## start DATASET CONTENT
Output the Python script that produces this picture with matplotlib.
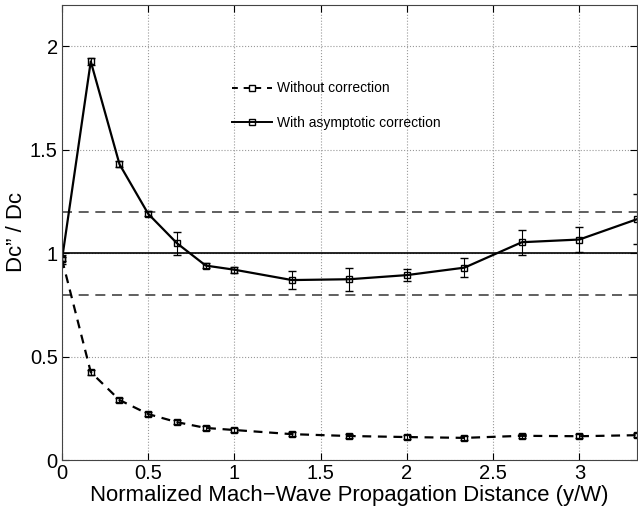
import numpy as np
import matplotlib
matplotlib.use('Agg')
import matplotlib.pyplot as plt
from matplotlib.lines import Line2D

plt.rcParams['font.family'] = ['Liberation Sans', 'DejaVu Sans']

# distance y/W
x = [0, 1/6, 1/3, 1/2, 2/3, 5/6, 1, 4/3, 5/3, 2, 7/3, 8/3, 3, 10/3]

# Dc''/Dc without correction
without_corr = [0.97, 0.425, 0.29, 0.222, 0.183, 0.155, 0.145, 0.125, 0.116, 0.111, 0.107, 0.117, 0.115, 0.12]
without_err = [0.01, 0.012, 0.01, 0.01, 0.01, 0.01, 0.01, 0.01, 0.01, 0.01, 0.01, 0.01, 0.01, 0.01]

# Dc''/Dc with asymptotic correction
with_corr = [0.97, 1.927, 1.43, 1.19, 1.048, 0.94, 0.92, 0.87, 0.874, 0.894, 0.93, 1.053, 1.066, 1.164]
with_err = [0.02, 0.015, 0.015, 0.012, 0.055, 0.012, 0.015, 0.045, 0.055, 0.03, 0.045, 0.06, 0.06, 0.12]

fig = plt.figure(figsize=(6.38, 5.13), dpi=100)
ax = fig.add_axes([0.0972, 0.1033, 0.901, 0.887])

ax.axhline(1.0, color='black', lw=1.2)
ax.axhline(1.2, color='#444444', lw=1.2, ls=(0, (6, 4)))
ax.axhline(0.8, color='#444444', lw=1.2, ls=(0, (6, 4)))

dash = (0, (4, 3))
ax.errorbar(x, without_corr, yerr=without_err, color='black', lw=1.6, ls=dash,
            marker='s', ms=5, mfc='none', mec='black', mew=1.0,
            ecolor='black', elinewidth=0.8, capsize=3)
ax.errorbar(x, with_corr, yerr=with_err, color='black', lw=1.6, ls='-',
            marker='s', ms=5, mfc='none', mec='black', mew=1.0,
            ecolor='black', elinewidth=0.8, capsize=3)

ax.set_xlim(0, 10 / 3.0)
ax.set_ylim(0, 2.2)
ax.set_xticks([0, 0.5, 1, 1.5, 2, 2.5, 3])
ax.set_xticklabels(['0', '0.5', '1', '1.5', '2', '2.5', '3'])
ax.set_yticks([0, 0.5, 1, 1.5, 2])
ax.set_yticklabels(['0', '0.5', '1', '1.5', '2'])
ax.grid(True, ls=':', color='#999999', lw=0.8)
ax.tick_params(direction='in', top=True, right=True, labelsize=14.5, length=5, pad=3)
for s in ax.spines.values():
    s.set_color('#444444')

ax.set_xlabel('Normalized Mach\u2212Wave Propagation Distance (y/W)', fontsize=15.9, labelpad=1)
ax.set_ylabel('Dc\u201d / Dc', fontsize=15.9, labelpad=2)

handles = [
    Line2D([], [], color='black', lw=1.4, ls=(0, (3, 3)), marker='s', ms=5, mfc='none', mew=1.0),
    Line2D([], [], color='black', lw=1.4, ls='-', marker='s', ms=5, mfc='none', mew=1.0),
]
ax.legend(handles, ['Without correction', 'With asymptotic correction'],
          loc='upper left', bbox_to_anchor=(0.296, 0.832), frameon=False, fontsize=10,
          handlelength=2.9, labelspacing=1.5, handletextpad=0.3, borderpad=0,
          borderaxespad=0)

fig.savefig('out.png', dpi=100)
## end DATASET CONTENT
## OBJECTIVE
Repeat only what lies between the start of the data and the end of the line containing "8/3, 3, 10/3]", exactly, with pictures left out.

## CORRECT ANSWER
Output the Python script that produces this picture with matplotlib.
import numpy as np
import matplotlib
matplotlib.use('Agg')
import matplotlib.pyplot as plt
from matplotlib.lines import Line2D

plt.rcParams['font.family'] = ['Liberation Sans', 'DejaVu Sans']

# distance y/W
x = [0, 1/6, 1/3, 1/2, 2/3, 5/6, 1, 4/3, 5/3, 2, 7/3, 8/3, 3, 10/3]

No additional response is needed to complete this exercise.